Le attività si rivolgono soprattutto ai giovani, più duttili e molto più in grado di mettersi in gioco. Si parte da una città, grande, media o piccola: si coinvolgono i ragazzi e si organizzano delle grandi parate. La città è disposta ad inglobare l’avvenimento, presta le strade, gli spazi e le persone che di solito in essa vivono nascoste (chi più, chi meno).
Questa è la ricetta, all’apparenza semplice, di Circomodo: in realtà racchiude in sé forza, fatica, passione, volontà e divertimento: “Bisogna essere abili nel coinvolgere le persone. Per esempio insegniamo loro a usare i trampoli, a giocolare e a giocare con il fuoco: è pericoloso e quindi ai ragazzi piace!”.

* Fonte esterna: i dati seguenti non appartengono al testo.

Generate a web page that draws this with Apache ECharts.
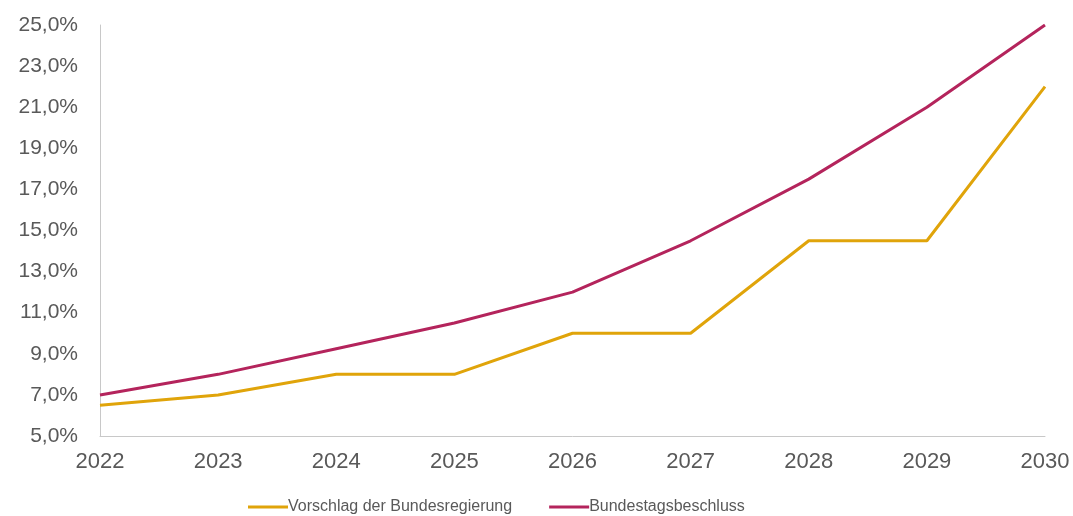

La vera sfida si trova però negli esiti, non nell’organizzazione, perché non basta creare un evento che si risolve in una parata multicolore: quel senso di identità o di appartenenza che scaturisce non deve finire con la conclusione di tutto.
Bisogna che qualcuno sia disposto a continuare il lavoro e a diffonderne il valore.
Poco conta l’aspetto artistico, perché per Martin Danziger bisogna ricercare il lato umano: esattamente come non si rivolge ai malati ma alla loro parte ancora “sana”, così agisce nell’ambito di workshop e parate, ricercando cioè non la bravura tecnica o artistica ma il valore vero dell’individuo che può esprimerla.